Colpo di testa 137 / La cascina esplosa, il tesoro e il cuore

Corriere di Como, 12 novembre 2019

«Che cosa non si fa per i soldi!». Se non vi fossero tre vite stroncate, verrebbe da commentare così l’esito della vicenda dell’esplosione che ha distrutto la cascina di Quargnento in provincia di Alessandria. Ciò che era stato ventilato come una ipotesi, sarebbe ora il contenuto della confessione del proprietario della cascina, Giovanni Vincenti: «Sono stato io, ma volevo solo i soldi, non volevo uccidere nessuno». Il procuratore capo Enrico Cieri conferma: «Avrebbe voluto truffare l’assicurazione, che copriva anche gli atti dolosi altrui». E così il Vincenti avrebbe simulato una effrazione nella sua cascina e avrebbe lui stesso piazzato le sette bombole di gas con il timer.
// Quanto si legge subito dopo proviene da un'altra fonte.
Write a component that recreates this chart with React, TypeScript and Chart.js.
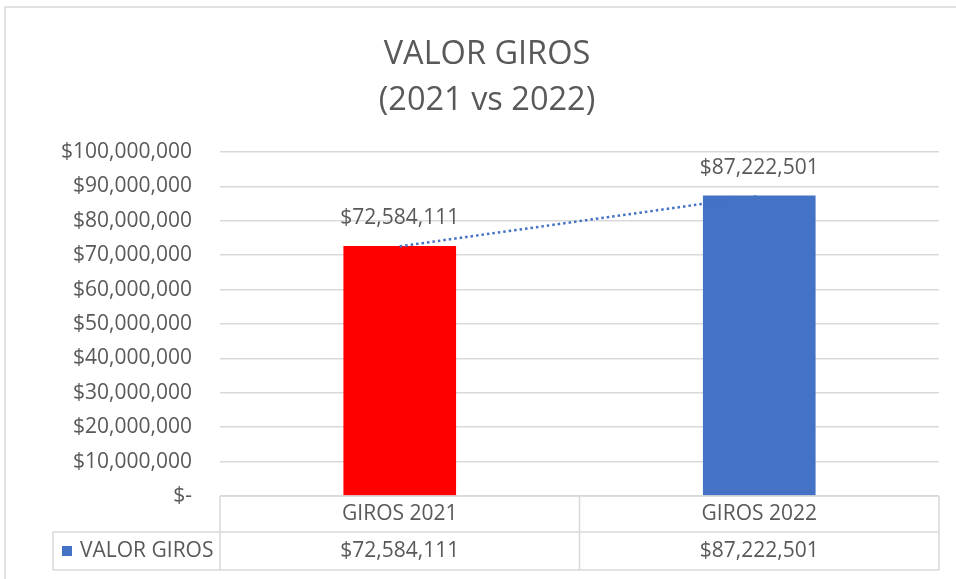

Usiamo il condizionale perché il procedimento è ancora in corso e la morte dei tre vigili del fuoco potrebbe far deflagrare anche l’imputazione e la pena. Anche perché, come ha sottolineato lo stesso procuratore, nella notte della tragedia, dopo il primo scoppio, il proprietario fu avvisato telefonicamente della presenza dei vigili del fuoco e «non disse che all’interno della casa c’erano altre cinque bombole, dalle quali continuava a fuoriuscire gas». Se l’avesse fatto, i tre pompieri non sarebbero morti.

Il caso di Alessandria è un capitolo, purtroppo tragico, di quel vizio che una volta si chiamava «cupidigia» o «avarizia». Sono parole forse uscite di moda, scalzate da un mondo in cui all’individuo è riconosciuta la piena sovranità di se stesso e a cui viene scusato anche qualche “piccolo” sconfinamento nel terreno dell’altrui libertà. Eppure, sono due parole che descrivono, con pennellate che si direbbero definitive, una propensione maldestra del cuore di ogni uomo, quella ad accumulare, a garantirsi una sicurezza in proprio entro un quadro sociale segnato da una diffusa incertezza.
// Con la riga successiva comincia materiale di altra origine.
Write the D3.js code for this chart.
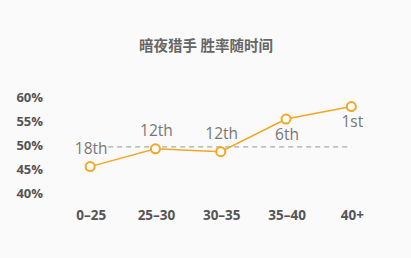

Si dirà che il proprietario della cascina di Alessandria non voleva accumulare soldi, ma essi gli servivano per pagare i debiti. La sua si direbbe una cupidigia non fine a se stessa, ma finalizzata ad altro, per cui sfuggirebbe ad una definizione stretta di avarizia. Eppure, nel gesto di radere al suolo la cascina, c’è la materia essenziale della cupidigia, perché ogni altro bene viene di fatto sacrificato allo scopo di procurarsi il danaro. Innanzi tutto, viene sacrificata l’onestà, perché il risultato è ottenuto mediante una frode. E poi non si ha alcun pudore a distruggere una casa bella e spaziosa in un contesto sociale in cui molti una casa non ce l’hanno. Da ultimo, in una escalation di perversione e imprevedibilità, la decisione di non svelare il piano criminoso ha provocato la morte di tre persone generose e innocenti e ha gettato le loro famiglie nella disperazione più nera.
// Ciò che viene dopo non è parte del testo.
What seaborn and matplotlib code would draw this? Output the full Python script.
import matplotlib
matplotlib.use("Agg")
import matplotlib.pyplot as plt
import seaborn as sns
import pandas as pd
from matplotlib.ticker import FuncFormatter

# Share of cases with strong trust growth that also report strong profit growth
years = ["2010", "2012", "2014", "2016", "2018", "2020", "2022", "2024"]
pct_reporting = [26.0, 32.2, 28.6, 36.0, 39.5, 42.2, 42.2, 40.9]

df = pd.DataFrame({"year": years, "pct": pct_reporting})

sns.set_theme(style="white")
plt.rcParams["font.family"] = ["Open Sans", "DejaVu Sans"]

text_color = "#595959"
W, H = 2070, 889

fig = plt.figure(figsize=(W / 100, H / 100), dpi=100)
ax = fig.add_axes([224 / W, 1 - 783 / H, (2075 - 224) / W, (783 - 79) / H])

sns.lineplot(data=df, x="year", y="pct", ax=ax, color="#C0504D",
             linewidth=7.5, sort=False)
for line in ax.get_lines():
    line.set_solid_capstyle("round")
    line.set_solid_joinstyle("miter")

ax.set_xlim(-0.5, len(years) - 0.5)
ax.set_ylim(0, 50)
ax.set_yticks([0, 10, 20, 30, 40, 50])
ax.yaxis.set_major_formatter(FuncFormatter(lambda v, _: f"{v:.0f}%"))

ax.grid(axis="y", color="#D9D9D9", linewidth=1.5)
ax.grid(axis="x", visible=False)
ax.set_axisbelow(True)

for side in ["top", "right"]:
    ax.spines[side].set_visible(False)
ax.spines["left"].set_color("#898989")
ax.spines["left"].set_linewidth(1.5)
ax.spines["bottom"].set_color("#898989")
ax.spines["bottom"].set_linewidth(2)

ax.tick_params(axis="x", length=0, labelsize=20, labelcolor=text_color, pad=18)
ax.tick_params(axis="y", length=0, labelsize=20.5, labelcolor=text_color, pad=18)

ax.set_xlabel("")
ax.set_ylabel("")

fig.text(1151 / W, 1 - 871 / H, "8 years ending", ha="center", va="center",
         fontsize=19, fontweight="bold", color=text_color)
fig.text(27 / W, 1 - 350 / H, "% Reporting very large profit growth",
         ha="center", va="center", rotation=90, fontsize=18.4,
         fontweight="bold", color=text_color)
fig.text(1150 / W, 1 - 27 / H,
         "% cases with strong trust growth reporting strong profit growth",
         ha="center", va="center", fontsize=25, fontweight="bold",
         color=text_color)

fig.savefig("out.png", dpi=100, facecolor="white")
Uno che di cuori degli uomini se ne intendeva e che li metteva in guardia dalla cupidigia, Gesù, ebbe a dire: «Dov’è il tuo tesoro, là sarà anche il tuo cuore». Siamo abituati ad andare dove ci porta il cuore, inteso magari come estensione emotiva del proprio egoismo. Ma il cuore va dove lo porta il tesoro. È il tesoro la calamita del cuore. Non bisogna cambiare il cuore, dunque, ma cambiare il tesoro a cui il cuore s’attacca.